A few days ago I had the line os.system(r"C:\Users\red\Desktop\Test UI") in my program. I tested it and it worked fine, it opened the application just like I wanted it to. Now, I'm coming back to it about five days later and all of a sudden it's not working properly. I checked the processes and it says 'C:\Users\red\Desktop\Test' is not recognized as an internal or external command, operable program, or batch file. I have already looked at the other questions about os.system like How do I execute a program from Python? os.system fails due to spaces in path, but I am already using a raw string like one of the answers suggested. I don't understand how it can work one day, and the next it fails to work with no change to it.

You should probably replace os.system with subprocess.run in any case, but I don't see how this could have stopped working if it was working previously. The error message suggests that whatever shell os.system is using behind the scenes has stopped treating this as a single path and started treating it as a path plus an argument, split on the space between Test and UI .

That is strange.It seems confused with the space in the name. You could try os.system(r'"C:\Users\red\Desktop\Test UI"') - I just encased the string in single quotes so that the double quotes actually go to the windows process execute.

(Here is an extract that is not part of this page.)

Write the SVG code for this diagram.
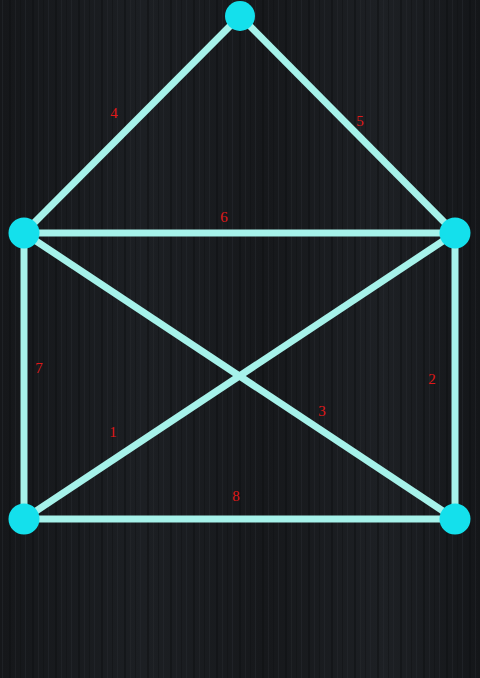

Note that in the answer on the linked question, subprocess.call is being used, not os.system . When you aren't using shell=True on the former, these are very different things. subprocess.call doesn't try to do any kind of string-splitting with the default shell=False , whereas os.system expects everything to be passed in the local shell's syntax (which requires either quoting or escaping whitespace, though the details of how are platform-specific).

@tdelaney It is actually just Test UI, it's a shortcut that opens a google chrome tab and brings me to a certain page. I tried using your single quotes and then double quotes method like you recommended, but I still get the same error as mentioned in the question.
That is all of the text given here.